+++ Collected material
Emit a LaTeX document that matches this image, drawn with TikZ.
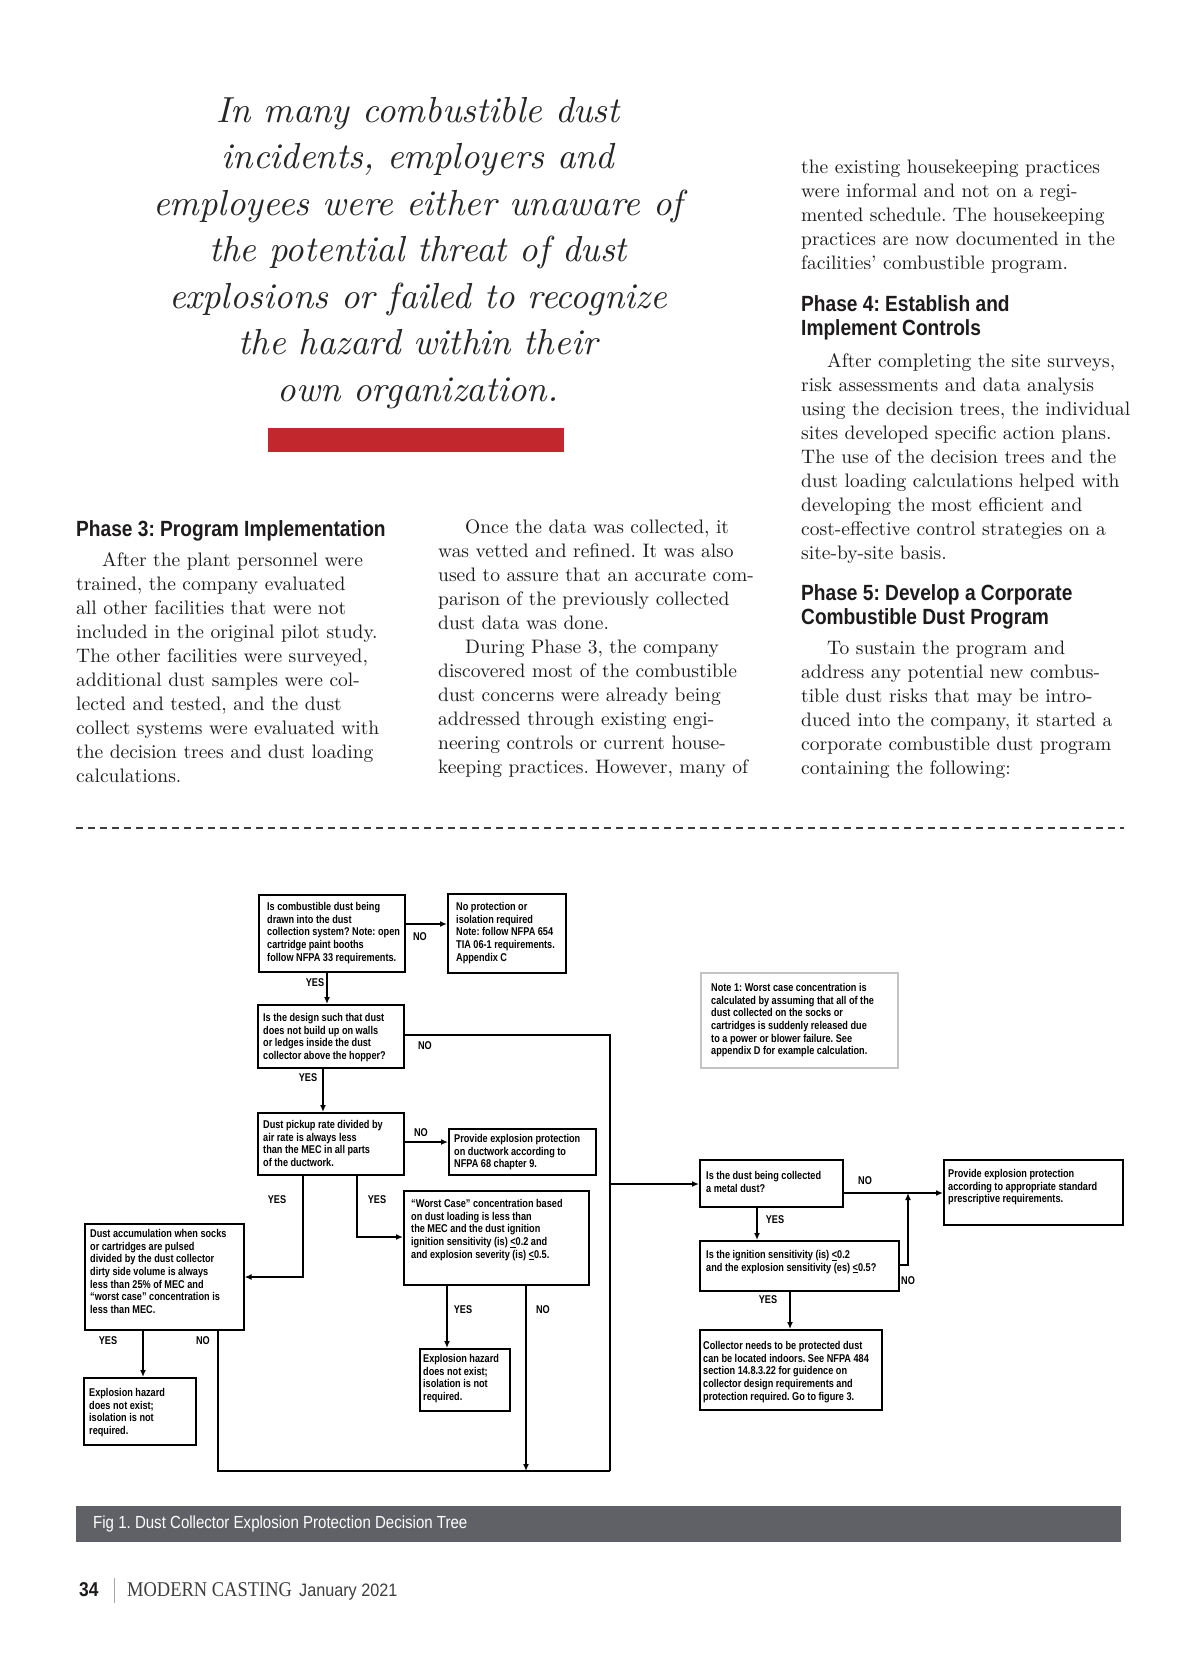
\documentclass[tikz,border=0pt]{standalone}
\usepackage{fontspec}
\usetikzlibrary{arrows.meta,calc}
\newfontfamily\chartfont[FakeStretch=0.81]{Liberation Sans}
\newfontfamily\headfont[FakeStretch=0.87]{Liberation Sans}
\newfontfamily\capfont[FakeStretch=0.86]{Liberation Sans}
\newfontfamily\datefont[FakeStretch=0.9]{Liberation Sans}
\newfontfamily\mastfont[FakeStretch=0.88]{Liberation Serif}
\newfontfamily\bodyfont{lmroman10-regular.otf}
\newfontfamily\quotefont{lmroman10-italic.otf}
\definecolor{ink}{HTML}{1E1B1C}
\definecolor{quoteink}{HTML}{262626}
\definecolor{redbar}{HTML}{C1272D}
\definecolor{capbar}{HTML}{5F6166}
\definecolor{notegray}{HTML}{C4C4C4}
\frenchspacing
\begin{document}
\begin{tikzpicture}[x=1pt,y=-1pt,
  pq/.style={anchor=base,inner sep=0,text=quoteink,font=\quotefont\fontsize{36.2}{46}\selectfont},
  head/.style={anchor=base west,inner sep=0,text=ink,font=\headfont\bfseries\fontsize{22}{24}\selectfont},
  bodyt/.style={anchor=base west,inner sep=0,text=ink,font=\bodyfont\fontsize{19.5}{24}\selectfont},
  fbox/.style={draw=black,line width=1.6pt,anchor=north west,inner sep=0},
  notebox/.style={draw=notegray,line width=2pt,anchor=north west,inner sep=0},
  ctext/.style={anchor=north west,inner sep=0,align=left,text=black,font=\chartfont\bfseries\fontsize{11.3}{12.7}\selectfont},
  clabel/.style={inner sep=0,text=black,font=\chartfont\bfseries\fontsize{11.3}{12}\selectfont},
  conn/.style={draw=black,line width=1.6pt},
  arr/.style={conn,-{Latex[length=7pt,width=6pt]}}
]
\useasboundingbox (0,0) rectangle (1200,1655);
\fill[white] (0,0) rectangle (1200,1655);

% pull quote
\foreach \tx [count=\i from 0] in {In many combustible dust,{incidents, employers and},employees were either unaware of,the potential threat of dust,explosions or failed to recognize,the hazard within their,own organization.}
  \node[pq] (pq\i) at (418,122+46.5*\i) {\tx};
\node[fill=redbar,minimum width=296,minimum height=24,anchor=north west,inner sep=0] (rbar) at (268,428) {};

% column 1
\node[head] (h3) at (76,536) {Phase 3: Program Implementation};
\foreach \dx/\tx [count=\i from 0] in {26/{After the plant personnel were},0/{trained, the company evaluated},0/{all other facilities that were not},0/{included in the original pilot study.},0/{The other facilities were surveyed,},0/{additional dust samples were col-},0/{lected and tested, and the dust},0/{collect systems were evaluated with},0/{the decision trees and dust loading},0/{calculations.}}
  \node[bodyt] (ca\i) at (76+\dx,566+24*\i) {\tx};

% column 2
\foreach \dx/\tx [count=\i from 0] in {27/{Once the data was collected, it},0/{was vetted and refined. It was also},0/{used to assure that an accurate com-},0/{parison of the previously collected},0/{dust data was done.},27/{During Phase 3, the company},0/{discovered most of the combustible},0/{dust concerns were already being},0/{addressed through existing engi-},0/{neering controls or current house-},0/{keeping practices. However, many of}}
  \node[bodyt] (cb\i) at (438+\dx,533+24*\i) {\tx};

% column 3
\foreach \dx/\tx [count=\i from 0] in {0/{the existing housekeeping practices},0/{were informal and not on a regi-},0/{mented schedule. The housekeeping},0/{practices are now documented in the},0/{facilities’ combustible program.}}
  \node[bodyt] (cc\i) at (801+\dx,173+24*\i) {\tx};
\node[head] (h4a) at (801,311) {Phase 4: Establish and};
\node[head] (h4b) at (801,335) {Implement Controls};
\foreach \dx/\tx [count=\i from 0] in {26/{After completing the site surveys,},0/{risk assessments and data analysis},0/{using the decision trees, the individual},0/{sites developed specific action plans.},0/{The use of the decision trees and the},0/{dust loading calculations helped with},0/{developing the most efficient and},0/{cost-effective control strategies on a},0/{site-by-site basis.}}
  \node[bodyt] (cd\i) at (801+\dx,367+24*\i) {\tx};
\node[head] (h5a) at (801,600) {Phase 5: Develop a Corporate};
\node[head] (h5b) at (801,624) {Combustible Dust Program};
\foreach \dx/\tx [count=\i from 0] in {26/{To sustain the program and},0/{address any potential new combus-},0/{tible dust risks that may be intro-},0/{duced into the company, it started a},0/{corporate combustible dust program},0/{containing the following:}}
  \node[bodyt] (ce\i) at (801+\dx,654+24*\i) {\tx};

% dashed separator
\draw[ink!85,line width=1.6pt,dash pattern=on 7.3pt off 4.7pt] (76,828) -- (1124,828);

% ---------------- flowchart boxes
\node[fbox,minimum width=146,minimum height=77] (b1) at (258,894) {};
\node[fbox,minimum width=118,minimum height=79] (b2) at (447,893) {};
\node[fbox,minimum width=146,minimum height=63] (b3) at (257,1004) {};
\node[fbox,minimum width=146,minimum height=62] (b4) at (257,1112) {};
\node[fbox,minimum width=147,minimum height=46] (b5) at (448,1128) {};
\node[fbox,minimum width=159,minimum height=106] (b6) at (84,1223) {};
\node[fbox,minimum width=185,minimum height=94] (b7) at (403,1190) {};
\node[fbox,minimum width=112,minimum height=67] (b8) at (83,1377) {};
\node[fbox,minimum width=90,minimum height=62] (b9) at (419,1348) {};
\node[fbox,minimum width=143,minimum height=47] (b10) at (699,1159) {};
\node[fbox,minimum width=179,minimum height=65] (b11) at (943,1159) {};
\node[fbox,minimum width=199,minimum height=50] (b12) at (699,1240) {};
\node[fbox,minimum width=182,minimum height=80] (b13) at (699,1329) {};
\node[notebox,minimum width=197,minimum height=95] (note) at (700,972) {};

\node[ctext] (b1t) at (267,902) {Is combustible dust being\\drawn into the dust\\collection system? Note: open\\cartridge paint booths\\follow NFPA 33 requirements.};
\node[ctext] (b2t) at (456,902) {No protection or\\isolation required\\Note: follow NFPA 654\\TIA 06-1 requirements.\\Appendix C};
\node[ctext] (b3t) at (263,1013) {Is the design such that dust\\does not build up on walls\\or ledges inside the dust\\collector above the hopper?};
\node[ctext] (b4t) at (263,1120) {Dust pickup rate divided by\\air rate is always less\\than the MEC in all parts\\of the ductwork.};
\node[ctext] (b5t) at (454,1134) {Provide explosion protection\\on ductwork according to\\NFPA 68 chapter 9.};
\node[ctext] (b6t) at (90,1229) {Dust accumulation when socks\\or cartridges are pulsed\\divided by the dust collector\\dirty side volume is always\\less than 25\% of MEC and\\“worst case” concentration is\\less than MEC.};
\node[ctext] (b7t) at (411,1199) {“Worst Case” concentration based\\on dust loading is less than\\the MEC and the dust ignition\\ignition sensitivity (is) \underline{<}0.2 and\\and explosion severity (is) \underline{<}0.5.};
\node[ctext] (b8t) at (89,1388) {Explosion hazard\\does not exist;\\isolation is not\\required.};
\node[ctext] (b9t) at (423,1354) {Explosion hazard\\does not exist;\\isolation is not\\required.};
\node[ctext] (b10t) at (706,1171) {Is the dust being collected\\a metal dust?};
\node[ctext] (b11t) at (948,1169) {Provide explosion protection\\according to appropriate standard\\prescriptive requirements.};
\node[ctext] (b12t) at (706,1250) {Is the ignition sensitivity (is) \underline{<}0.2\\and the explosion sensitivity (es) \underline{<}0.5?};
\node[ctext] (b13t) at (703,1341) {Collector needs to be protected dust\\can be located indoors. See NFPA 484\\section 14.8.3.22 for guidence on\\collector design requirements and\\protection required. Go to figure 3.};
\node[ctext] (notet) at (711,983) {Note 1: Worst case concentration is\\calculated by assuming that all of the\\dust collected on the socks or\\cartridges is suddenly released due\\to a power or blower failure. See\\appendix D for example calculation.};

% junction coordinates
\coordinate (m0) at (610,1035);
\coordinate (m1) at (610,1471);
\coordinate (m3) at (610,1184);
\coordinate (m4) at (526,1471);
\coordinate (n1) at (908,1193);

% connectors
\draw[arr] ([yshift=-30pt]b1.north east) -- ([yshift=-31pt]b2.north west);
\draw[arr] ([xshift=69pt]b1.south west) -- ([xshift=70pt]b3.north west);
\draw[conn] ([yshift=-31pt]b3.north east) -- (m0) -- (m1);
\draw[arr] ([xshift=66pt]b3.south west) -- ([xshift=66pt]b4.north west);
\draw[arr] ([yshift=-30pt]b4.north east) -- ([yshift=-14pt]b5.north west);
\draw[arr] ([xshift=46pt]b4.south west) |- ([yshift=-54pt]b6.north east);
\draw[arr] ([xshift=100pt]b4.south west) |- ([yshift=-47pt]b7.north west);
\draw[arr] ([xshift=59pt]b6.south west) -- ([xshift=60pt]b8.north west);
\draw[conn] ([xshift=134pt]b6.south west) |- (m1);
\draw[arr] ([xshift=44pt]b7.south west) -- ([xshift=28pt]b9.north west);
\draw[arr] ([xshift=123pt]b7.south west) -- (m4);
\draw[arr] (m3) -- (m3 -| b10.west);
\draw[arr] ([yshift=-34pt]b10.north east) -- ([yshift=-34pt]b11.north west);
\draw[arr] ([xshift=58pt]b10.south west) -- ([xshift=58pt]b12.north west);
\draw[arr] ([yshift=-25pt]b12.north east) -| (n1);
\draw[arr] ([xshift=91pt]b12.south west) -- ([xshift=91pt]b13.north west);

% connector labels
\node[clabel] (l1) at (420,937) {NO};
\node[clabel] (l2) at (315,983) {YES};
\node[clabel] (l3) at (425,1046) {NO};
\node[clabel] (l4) at (308,1078) {YES};
\node[clabel] (l5) at (421,1133) {NO};
\node[clabel] (l6) at (277,1200) {YES};
\node[clabel] (l7) at (377,1200) {YES};
\node[clabel] (l8) at (108,1341) {YES};
\node[clabel] (l9) at (203,1341) {NO};
\node[clabel] (l10) at (463,1310) {YES};
\node[clabel] (l11) at (543,1310) {NO};
\node[clabel] (l12) at (865,1181) {NO};
\node[clabel] (l13) at (775,1220) {YES};
\node[clabel] (l14) at (908,1281) {NO};
\node[clabel] (l15) at (768,1300) {YES};

% caption bar
\node[fill=capbar,minimum width=1045,minimum height=36,anchor=north west,inner sep=0] (capbar) at (76,1506) {};
\node[anchor=west,inner sep=0,text=white,font=\capfont\fontsize{17.5}{19}\selectfont] (captxt) at (93,1524) {Fig 1. Dust Collector Explosion Protection Decision Tree};

% footer
\node[anchor=base west,inner sep=0,text=ink,font=\headfont\bfseries\fontsize{20}{21}\selectfont] (pgno) at (79,1596) {34};
\draw[gray!70,line width=0.8pt] (114,1578) -- (114,1603);
\node[anchor=base west,inner sep=0,text=ink!85,font=\mastfont\fontsize{21}{22}\selectfont] (mast) at (127,1596) {MODERN CASTING};
\node[anchor=base west,inner sep=0,text=ink!85,font=\datefont\fontsize{18}{20}\selectfont] (date) at (299,1596) {January 2021};
\end{tikzpicture}
\end{document}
++++++
Go through the material line by line. Show each line that contains the string "drawn".

**Solution to this exercise**
Emit a LaTeX document that matches this image, drawn with TikZ.
\node[ctext] (b1t) at (267,902) {Is combustible dust being\\drawn into the dust\\collection system? Note: open\\cartridge paint booths\\follow NFPA 33 requirements.};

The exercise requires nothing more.